Mr. Spry never trusted his wooden horse to make such long journeys any more, and people of the two western parishes, who liked their parson very much, because he was very sociable, never wearied them with tiresome platitudes, nor bothered them with what some call deep (that is inexplicable) dogmas and notions, were very indulgent, and never complained whether he came early or late, or stayed away for weeks together on account of bad weather.
“SPORT’S” BEHAVIOUR AT CHURCH AND IN CHURCHYARD.

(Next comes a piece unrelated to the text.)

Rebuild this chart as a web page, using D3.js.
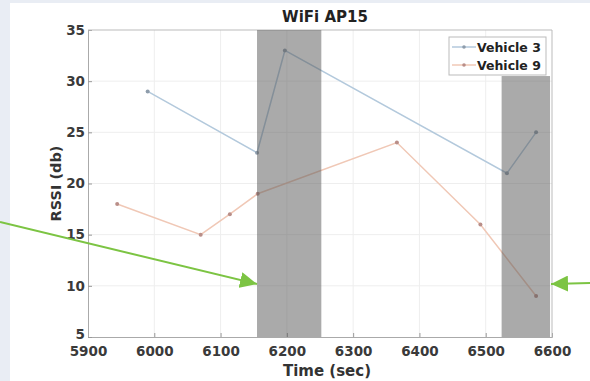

The doings of the parson’s handsome black dog Sport added much to the interest of the Sunday’s performances. Sport seemed to think that some dogs belonging to his master’s parishes had not so much right to enjoy church privileges as himself. To others—larger dogs than himself—he was more indulgent, and even condescended to wag his tail at them, but woe to any audacious dog of a smaller size, or a shorter tail, that presumed to venture into the more respectable or parson’s portion of the church East of the rud locks (rood loft.) Sport would then show the rustic dogs the colour of his teeth and drive them into the belfry, where the other country dogs would follow to see fair play, or perhaps to give the town-bred puppy a bite by the sly, if they saw their own comrade likely to get the worst of the game.